Toward a New Measure of Intelligence

Robert Sternberg has spent his career finding other ways to gauge how smart people are. At Tufts, he's putting research into practice

Robert Sternberg botched his childhood IQ tests and earned a C in introductory psychology. But his inauspicious debut hardly reflects his intellectual prowess. His distinguished career includes 30 years as a professor at Yale, a stint as president of the American Psychological Assn. in 2003, and, as of 2005, the role of dean of the School of Arts and Sciences at Tufts University—where he has been given the chance to reinvent the definition of "intelligence." Or at least, how university admissions boards define it.

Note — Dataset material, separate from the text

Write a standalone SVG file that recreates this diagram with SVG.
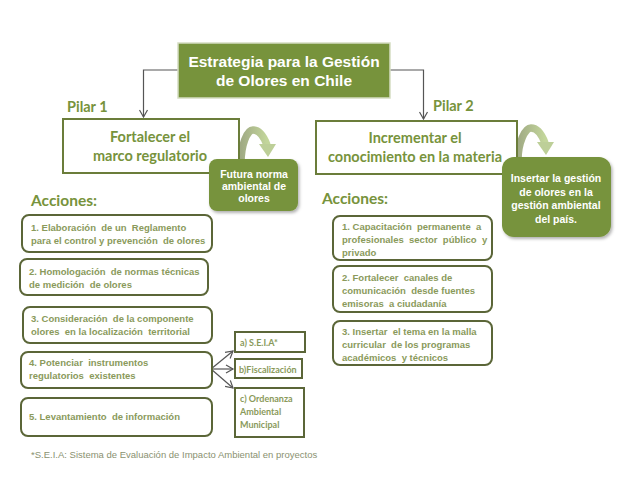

Standardized tests are seen by many as the standard of admissions criteria. Yet Sternberg's decades of research suggest that Scholastic Aptitude Test (SAT) scores don't fully reflect intelligence. And with the support of President Lawrence Bacow and Dean of Undergraduate Admissions Lee Coffin, Sternberg is spearheading reforms to the school's admissions process based on his scientific research.

This fall, in hopes of gaining a more complete understanding of future students, Tufts is expanding an experiment begun in 2005 and known as the "Rainbow Project." The pilot program consists of an optional application supplement designed to evaluate creative and practical aptitude, life skills that go beyond what the SAT can measure.


  Sternberg defines intelligence as mental activity devoted to "purposive adaptation to, selection, and shaping of real-world environments relevant to one's life." It is no wonder, then, that he believes the university should think about education "in terms of skills that matter."

His research indicates that when applicants' creative and practical intelligence are quantified and considered together, there is a substantial increase in the admissions committee's ability to predict academic success in the first year of college.

He also thinks that the modifications in the Tufts rating system will have the effect of admitting more students who reflect the institution's values of civic engagement. Given the research correlating test scores with socioeconomic status, the reforms should also help admit a more diverse class.


  Tufts' bold experiment is both trendy and groundbreaking—trendy in that it echoes the shift in business culture toward the creativity expressed in Daniel Pink's A Whole New Mind, and groundbreaking in that it inserts that thinking into the college admissions process once defined by the SATs.

Ultimately, it is a prescient attempt to address the labor needs of the U.S. economy, which can no longer compete against the Chinas and Indias by producing goods better, faster, and more cheaply. Companies will have to become more creative in their approach to innovation. To prepare, today's students will have to be fast, adaptive problem-solvers able to think beyond rote learning.

Liberal-arts students face the challenge of translating knowledge into marketable skills. Sheila Curran, executive director of Duke University Career Services and co-author of Smart Moves for Liberal Arts Grads encourages her students to tap into what today's workplace is looking for, namely "creativity, adaptability, and career resilience."

David Greenberg, senior vice-president of human resources for L'Oréal USA, puts the same message another way: "Leaders must have a vision for the business that goes beyond simple execution."


  Cue Robert Sternberg and his Rainbow Project. Of the several extra exercises students can choose to complete, one asks students to use an 8.5- by 11-inch sheet of paper to illustrate an ad for a movie, design a house, make an object better, or illustrate an ad for an object. In another, students are asked to write a story from the prompt "The end of MTV."

The exercise will be made available to more than 15,000 applicants this fall. Last year 40% chose to write an optional essay on top of the common application Tufts requires. Sternberg predicts that number will increase.

At Yale, as the IBM Professor of Psychology and Education and the director of the Center for the Psychology of Abilities, Competencies, and Expertise (which moves to Tufts this summer), Sternberg developed several intelligence theories. He has devoted research to leadership, love and hate, and styles of thinking.


  But perhaps his most famous contribution to cognitive psychology is the "triarchic" theory of intelligence, which contends that to be successful the individual must optimize and balance his or her creative, practical, and analytical abilities.

Peter Salovey, the Dean of Yale College and a longtime colleague of Sternberg's, recalls a time when people threw stones at the notion that intelligence was comprised of more than analytical variables. But Sternberg seems to be making progress. A consortium of 15 schools participated in his preliminary research on measuring creative and practical intelligence. Although those institutions may not have imminent reform agendas, they'll all be watching for the results of Tuft's experiment this year.